Sustaining the Australian model
Do not think for a moment that it was easy for us to do as we have done in this country. It was hard. But it has held firm over 20 years.
So how have we maintained our model on the AIDS response for so long? AIDS activists have done so by working closely and respectfully with political leaders of every persuasion. By appealing to human empathy, to human rights and to the cold realities of economics and the costs of leaving the taps running.
Australia's Prime Minister, Tony Abbott, and his government, have engaged with AIDS activists. They have worked with them in search of common ground. This dialogue surely has lessons for other countries. We can learn from them. But I believe they can learn from us:
- Reversing the predecessor government's decision, the Abbott government in Australia has restored Australia's practical commitment to the Global Fund. It has promised $200 million in the place of a zero subvention that reversed past commitments.

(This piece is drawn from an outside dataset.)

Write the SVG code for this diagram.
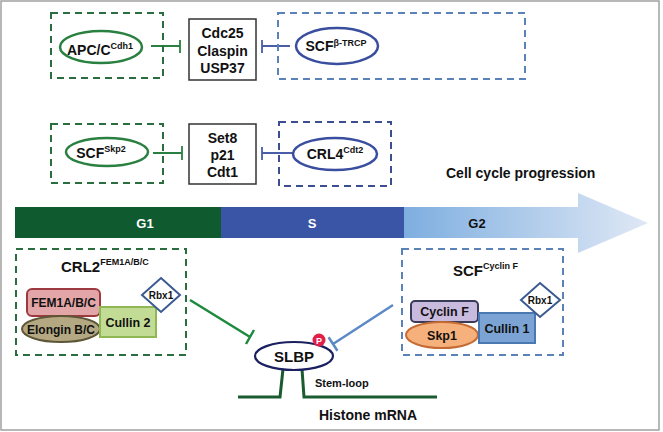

- Our Foreign Minister, Julie Bishop MP, has been a stalwart defender of Australia's regional overseas aid model. The government knows that viruses can enter this country far more easily than boats. They realise that it is in our interests, as much as those of others, to help our neighbours to reverse the pandemic in their own lands. Julie Bishop has also insisted, as Jonathan Mann did at the outset, that AIDS is a major women's health issue.
- As a conviction politician and an unabashed conservative, Tony Abbott may be able to help us in this world to reach out to those political leaders, at the coming G20 Summit in Brisbane and in the meetings of the Commonwealth of Nations, to break the deadly logjam of inaction or wrong actions. Many of those who have left the taps of infection still open are more likely to listen to him than to others that talk a language that they abhor. Conservatives can be vital allies in the struggle against AIDS. We should never forget that it was President George W Bush in the United States who established the PEPFAR fund and promoted the Global Fund that has helped save millions of vulnerable lives.
Renewing our commitment
And so, once again, we remember Jonathan Mann and meet together in this struggle. We come to renew our commitment to ourselves, to our lost friends, and to the strategies that work. Rich and poor. Men and women. People living with HIV and those who love and support them. Religious and non-religious. Straight and gay. Liberals and conservatives. We are in this together.
To those who live with HIV, to those who have died of AIDS and to those who have died in the struggle to advance the principles of the Melbourne Declaration, this conference should give a renewed commitment: to continue down the paradoxical path that has been shown to work. Never to allow the forces of cruelty and ignorance to deflect us. And never to be content while anyone is at risk of being left behind.